New Delhi, July 8, 2021: A French court has permitted Cairn Energy to freeze several India-owned assets in Paris towards the settlement of the international arbitration order, the Financial Times reported.

The order allows Cairn to take over 20 properties of the Government of India valued at more than 20 million euros. This comes following India’s protracted refusal to abide by the arbitration order that asked the Indian government to pay Cairn $1.2 bn in damages, plus interest and costs.

Cairn will effectively transfer the ownership of the 20 properties, including those in the 16th arrondissement in Paris, the report quoted the company as saying.

The French court, Tribunal judiciaire de Paris, had on June 11 agreed to Cairn’s application to freeze (through judicial mortgages) residential real estate owned by the Government of India in central Paris. The legal formalities for the same was completed on Wednesday evening, PTI reported.

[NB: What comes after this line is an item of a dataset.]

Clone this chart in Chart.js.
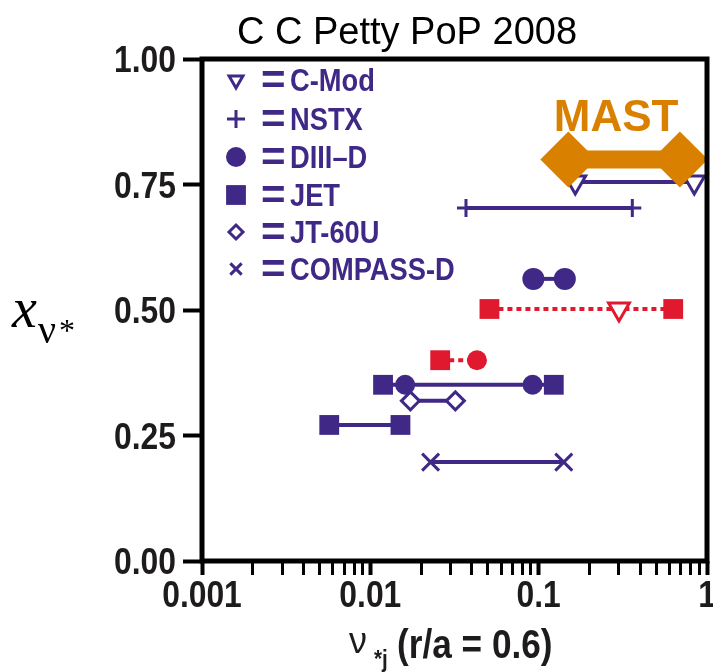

Cairn is unlikely to evict the Indian officials residing in those properties. But the government cannot sell them after the court order.

At the end of 2020, the arbitration award amounted to $1.7 billion. The Indian government had appealed against the award.

The international arbitration court had specifically made clear that the basis of the judgment was not a challenge India’s 2012 law, which gave the government powers to tax deals retrospectively, or India’s sovereign right to tax.

As per the arbitration panel ruling, the award can be enforced against India’s overseas properties located in over 160 nations that are signatories to the 1958 New York Convention on the Recognition and Enforcement of Foreign Arbitral Awards.

In the wake of India’s refusal to go by the award, Cairn had moved courts in the US, UK, Netherlands, Canada, France, Singapore, Japan, UAE and Cayman Islands to get the case registered and recognised.

The feud with Cairn had begun six years ago when the Indian government demanded capital gains tax of Rs 10,200 crore plus interest and penalty for an asset restructuring that the company did at its India arm in 2006, ahead of the listing of its shares in 2007.

An official Indian assessment done in 2014 reached the conclusion that Cairn had made capital gains on reorganising its India business prior to its IPO. Cairn, on the other hand, maintained all along that its restructuring was wholly in compliance with the laws in force during that time.

Around the time Cairn filed its latest petitions, the Indian government had directed state-run banks to safeguard their dollar deposits for fear that they could be seized.